**Stated goal:** Reproduce the material below line by line, beginning with its first line and ending with the line that contains "semi = ['Barlow"; leave out pictures.

┌──

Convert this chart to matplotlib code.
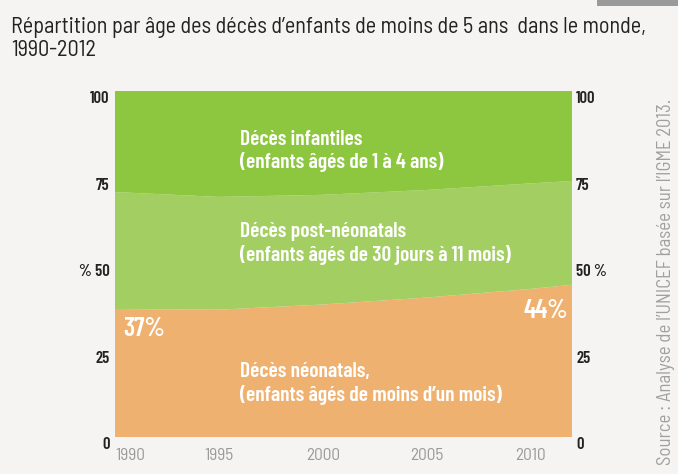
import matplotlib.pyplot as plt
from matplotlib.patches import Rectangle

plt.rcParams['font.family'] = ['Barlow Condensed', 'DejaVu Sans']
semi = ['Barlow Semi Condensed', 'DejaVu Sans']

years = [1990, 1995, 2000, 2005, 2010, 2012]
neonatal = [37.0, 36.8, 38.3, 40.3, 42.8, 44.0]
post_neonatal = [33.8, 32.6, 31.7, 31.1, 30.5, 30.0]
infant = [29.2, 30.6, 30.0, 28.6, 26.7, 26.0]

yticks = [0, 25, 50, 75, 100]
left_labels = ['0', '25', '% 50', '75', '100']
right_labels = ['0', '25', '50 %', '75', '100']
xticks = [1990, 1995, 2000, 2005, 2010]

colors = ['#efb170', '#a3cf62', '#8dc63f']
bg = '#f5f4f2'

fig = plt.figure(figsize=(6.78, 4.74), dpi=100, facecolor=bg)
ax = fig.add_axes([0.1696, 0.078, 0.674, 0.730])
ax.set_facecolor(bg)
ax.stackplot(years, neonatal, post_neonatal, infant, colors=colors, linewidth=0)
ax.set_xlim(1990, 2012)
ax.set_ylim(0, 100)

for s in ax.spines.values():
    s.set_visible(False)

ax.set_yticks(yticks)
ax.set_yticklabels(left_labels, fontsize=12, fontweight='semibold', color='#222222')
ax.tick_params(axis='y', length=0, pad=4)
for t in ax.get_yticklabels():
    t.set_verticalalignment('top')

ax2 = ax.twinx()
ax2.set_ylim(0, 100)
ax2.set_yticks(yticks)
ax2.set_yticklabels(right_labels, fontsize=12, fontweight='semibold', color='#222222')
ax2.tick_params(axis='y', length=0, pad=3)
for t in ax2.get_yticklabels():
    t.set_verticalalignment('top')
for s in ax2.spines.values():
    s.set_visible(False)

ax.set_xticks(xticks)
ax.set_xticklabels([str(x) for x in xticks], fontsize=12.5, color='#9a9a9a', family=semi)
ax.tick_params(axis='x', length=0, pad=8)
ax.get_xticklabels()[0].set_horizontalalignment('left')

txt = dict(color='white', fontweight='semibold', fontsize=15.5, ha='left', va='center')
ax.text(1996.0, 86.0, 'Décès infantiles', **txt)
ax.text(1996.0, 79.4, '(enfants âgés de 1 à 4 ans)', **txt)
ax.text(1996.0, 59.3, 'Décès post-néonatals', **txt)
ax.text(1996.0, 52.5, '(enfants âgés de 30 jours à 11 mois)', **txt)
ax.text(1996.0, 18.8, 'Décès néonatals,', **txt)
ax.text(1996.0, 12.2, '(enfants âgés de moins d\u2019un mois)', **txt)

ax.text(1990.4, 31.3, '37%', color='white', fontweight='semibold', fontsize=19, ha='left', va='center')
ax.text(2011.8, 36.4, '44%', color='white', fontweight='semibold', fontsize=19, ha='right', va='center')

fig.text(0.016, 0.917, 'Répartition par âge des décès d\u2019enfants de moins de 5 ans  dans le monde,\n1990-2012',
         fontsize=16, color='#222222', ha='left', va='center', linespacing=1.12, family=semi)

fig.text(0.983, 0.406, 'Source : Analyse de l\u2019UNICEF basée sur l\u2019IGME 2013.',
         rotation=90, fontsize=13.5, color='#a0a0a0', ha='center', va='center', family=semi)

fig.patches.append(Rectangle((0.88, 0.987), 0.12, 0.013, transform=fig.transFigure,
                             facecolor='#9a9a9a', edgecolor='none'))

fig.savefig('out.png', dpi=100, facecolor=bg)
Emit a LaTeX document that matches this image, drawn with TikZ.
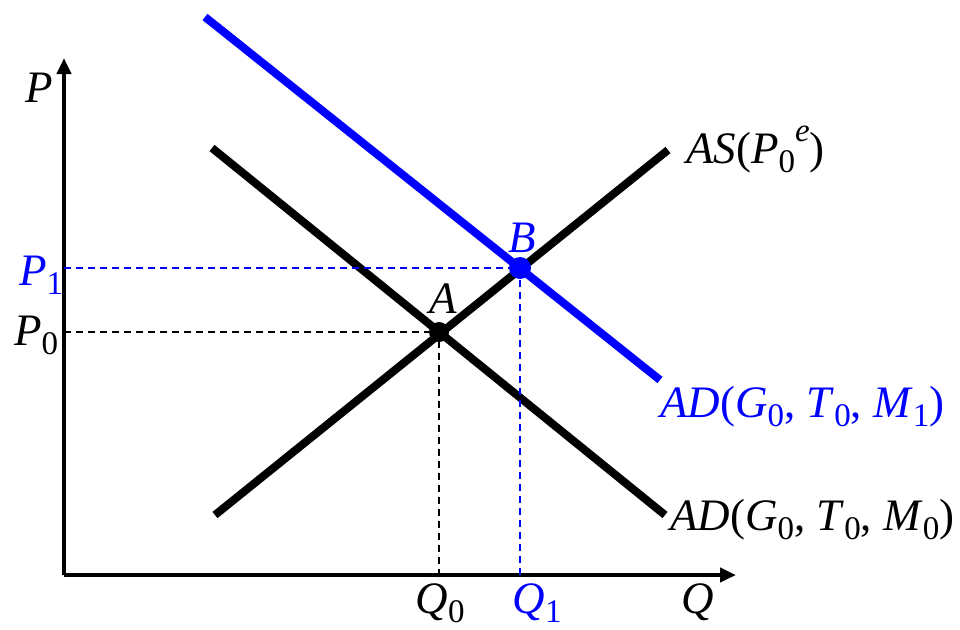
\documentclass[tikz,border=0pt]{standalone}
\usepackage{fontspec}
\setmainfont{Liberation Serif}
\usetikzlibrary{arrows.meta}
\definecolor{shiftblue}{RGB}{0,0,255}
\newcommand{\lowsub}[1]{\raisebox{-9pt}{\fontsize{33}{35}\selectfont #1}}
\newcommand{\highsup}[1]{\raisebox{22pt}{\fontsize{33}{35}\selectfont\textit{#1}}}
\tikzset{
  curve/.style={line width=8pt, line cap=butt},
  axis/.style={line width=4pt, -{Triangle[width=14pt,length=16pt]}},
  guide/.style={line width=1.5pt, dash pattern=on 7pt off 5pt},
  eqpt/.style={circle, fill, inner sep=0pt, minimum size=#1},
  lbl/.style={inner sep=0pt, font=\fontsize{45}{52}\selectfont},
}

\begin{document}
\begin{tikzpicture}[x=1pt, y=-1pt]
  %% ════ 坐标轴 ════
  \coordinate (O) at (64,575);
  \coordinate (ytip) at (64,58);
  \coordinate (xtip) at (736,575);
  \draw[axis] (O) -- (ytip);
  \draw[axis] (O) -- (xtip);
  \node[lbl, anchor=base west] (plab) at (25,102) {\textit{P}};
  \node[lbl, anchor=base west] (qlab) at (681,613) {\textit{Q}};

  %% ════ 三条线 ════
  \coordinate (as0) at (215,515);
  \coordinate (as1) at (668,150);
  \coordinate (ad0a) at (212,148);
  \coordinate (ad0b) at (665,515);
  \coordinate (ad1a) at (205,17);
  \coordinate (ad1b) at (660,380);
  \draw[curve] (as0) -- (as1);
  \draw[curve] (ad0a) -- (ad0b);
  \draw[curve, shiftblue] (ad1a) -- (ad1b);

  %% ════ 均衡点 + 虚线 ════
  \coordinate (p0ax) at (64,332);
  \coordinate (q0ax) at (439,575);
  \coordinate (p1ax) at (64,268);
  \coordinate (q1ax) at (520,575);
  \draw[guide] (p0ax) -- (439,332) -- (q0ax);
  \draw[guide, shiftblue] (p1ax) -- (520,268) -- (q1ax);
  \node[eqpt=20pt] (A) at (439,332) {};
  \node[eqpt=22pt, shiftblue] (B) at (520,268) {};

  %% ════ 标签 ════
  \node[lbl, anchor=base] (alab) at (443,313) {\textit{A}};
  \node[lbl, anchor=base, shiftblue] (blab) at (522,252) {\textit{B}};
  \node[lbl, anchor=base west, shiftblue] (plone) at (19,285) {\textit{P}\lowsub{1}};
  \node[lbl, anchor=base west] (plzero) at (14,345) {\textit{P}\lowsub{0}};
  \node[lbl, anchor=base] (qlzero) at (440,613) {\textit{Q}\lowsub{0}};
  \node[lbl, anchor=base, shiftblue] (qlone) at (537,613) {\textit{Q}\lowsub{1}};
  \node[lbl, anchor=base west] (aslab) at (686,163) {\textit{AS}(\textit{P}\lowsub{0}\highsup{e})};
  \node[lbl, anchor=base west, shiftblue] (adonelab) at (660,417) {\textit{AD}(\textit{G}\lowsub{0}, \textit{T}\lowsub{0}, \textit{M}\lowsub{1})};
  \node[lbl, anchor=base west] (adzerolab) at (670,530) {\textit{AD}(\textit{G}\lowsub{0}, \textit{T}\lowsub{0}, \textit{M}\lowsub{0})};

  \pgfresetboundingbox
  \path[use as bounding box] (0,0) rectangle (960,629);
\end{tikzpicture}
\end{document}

└──

**Task solution:**
Convert this chart to matplotlib code.
import matplotlib.pyplot as plt
from matplotlib.patches import Rectangle

plt.rcParams['font.family'] = ['Barlow Condensed', 'DejaVu Sans']
semi = ['Barlow Semi Condensed', 'DejaVu Sans']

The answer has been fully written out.